Fellowship Southwest has received a $1.25 million grant from the Lilly Endowment to expand its existing immigration ministries across the next five years.
Each year for the next five years, Fellowship Southwest will recruit churches along the U.S.-Mexico border to develop a well-connected network of migrant ministries from the West Coast to the Gulf of Mexico.
Additionally, each year Fellowship Southwest will engage a new group of churches not located along the border that will commit to compassion and justice ministries around immigration.

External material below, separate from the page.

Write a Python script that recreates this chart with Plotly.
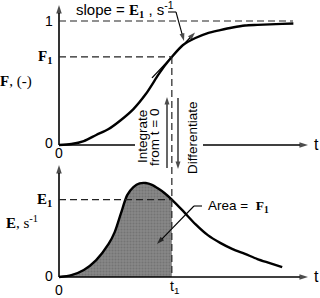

The churches will receive guidance from the immigration ministry manager and seed grants to support implementation.
“Fellowship Southwest is deeply honored that the Lilly Endowment decided to invest in our immigration program and fuel the growth for the future,” said Executive Director Stephen Reeves. “I believe many churches will find a calling and renewed vision by practicing compassion and pursuing justice for their immigrant neighbors. By establishing relationships, learning the stories of migrants and becoming more proximate to the crisis of human migration, they will embody the value of Christian hospitality and solidarity.”
Currently, Fellowship Southwest works with a few churches and ministries along the border as they feed, shelter and support migrants who seek asylum in the U.S. The nonprofit also hosts trips and facilitates partnerships between non-border churches and churches on the border.
Lilly Endowment made the grant through its Thriving Congregations Initiative.
Fellowship Southwest is a nontraditional network of Christians who organize around issues concerning the Southwest U.S. by practicing compassion and pursuing justice. The organization was founded in 2017 with Marv Knox as its first executive director and with major support from the John and Eula Mae Baugh Foundation.
Over the past seven years, Fellowship Southwest has added staff and programming and has become a recognized leader in border ministries.